Recently the House of Representatives’ Small Business Committee convened for a hearing on utilization management and barriers to care in small medical practices. In particular this hearing focused on the application of prior authorization within Medicare Advantage (MA) plans and the associated challenges faced by patients and providers of services due to prior authorization requirements.
The underlying theme of the hearing was support for H.R. 3107, the Improving Seniors’ Timely Access to Care Act, a bill that would automate the prior authorization process in Medicare Advantage plans. This automation would be through electronic submission of prior authorization requests with real-time determinations by the MA plans. The legislation encourages integration of the electronic prior authorization submission into electronic medical record systems. The Secretary of Health and Human Services would be tasked with developing standards in conjunction with stakeholder input. In addition, certain transparency requirements would be put in place. These include:
- A list of services and items subject to prior authorization;
- The percentage of prior authorization requests approved during the previous plan year by the plan for each item and service;
- The percentage of requests that were initially denied and then subsequently appealed, and the percentage of such appealed requests that were overturned for each such item and service; and
- The average amount of time elapsed from request submission to determination
This legislation would have impact on all provider types that contract with Medicare Advantage plans that are subject to prior authorization.

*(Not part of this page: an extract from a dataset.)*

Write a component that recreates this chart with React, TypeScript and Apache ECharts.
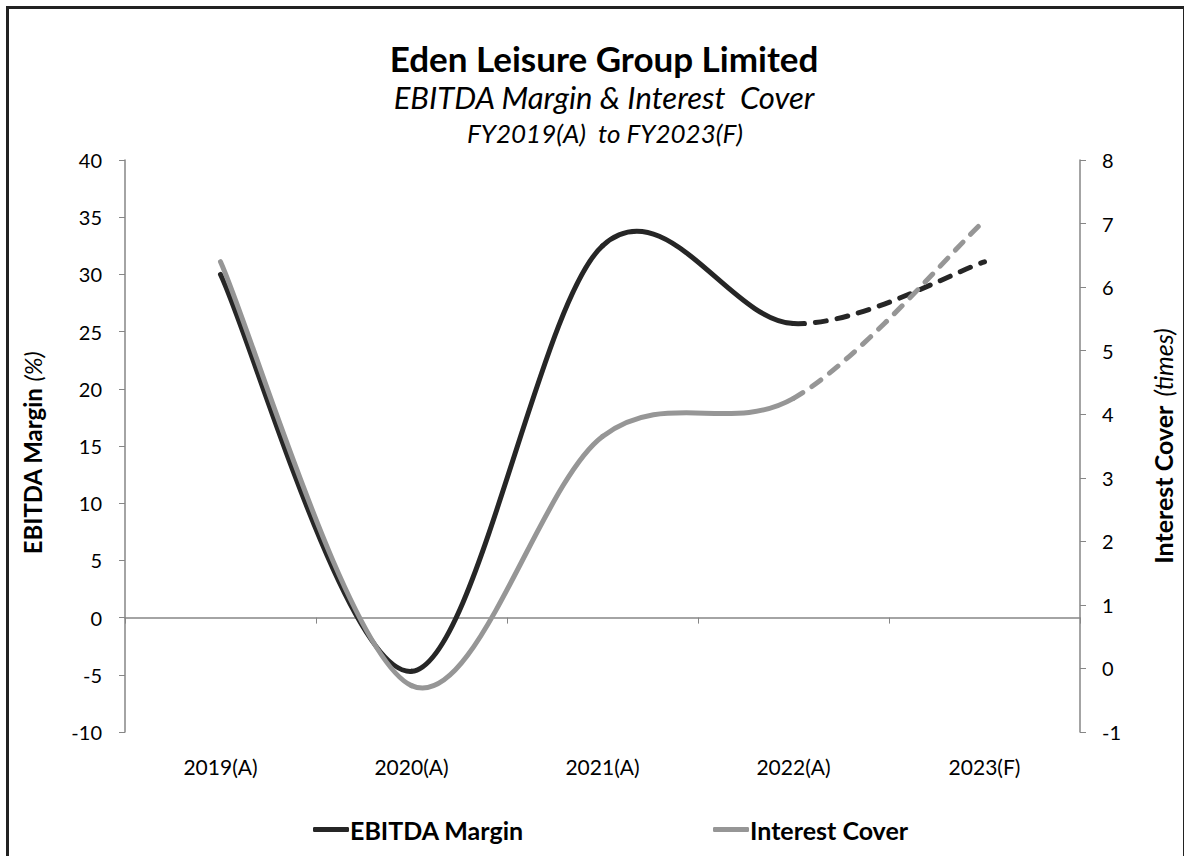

Testifying at the hearing were four different physician-focused trade associations; Radiation Oncologists, Anesthesiologists, Family Physicians, and Dermatologists. Each of the four witnesses outlined the challenges that prior authorization places on their practice, as well as the impact the requirement has on their patients. In particular witnesses focused on delays in care, inappropriate request denial, non-licensed professionals reviewing requests, and the prior authorization requirement being used as an unnecessary delay tactic to deter provision of care. In one testimony a 2018 report from the Office of the Inspector General (OIG) evaluating appeal outcomes in Medicare Advantage Organizations (MAO) was quoted with “MAOs may have an incentive to deny preauthorization of services for beneficiaries, and payments to providers, in order to increase profits.”
The National Association for Home Care and Hospice will continue to monitor this legislation for updates and further activity within the Congress.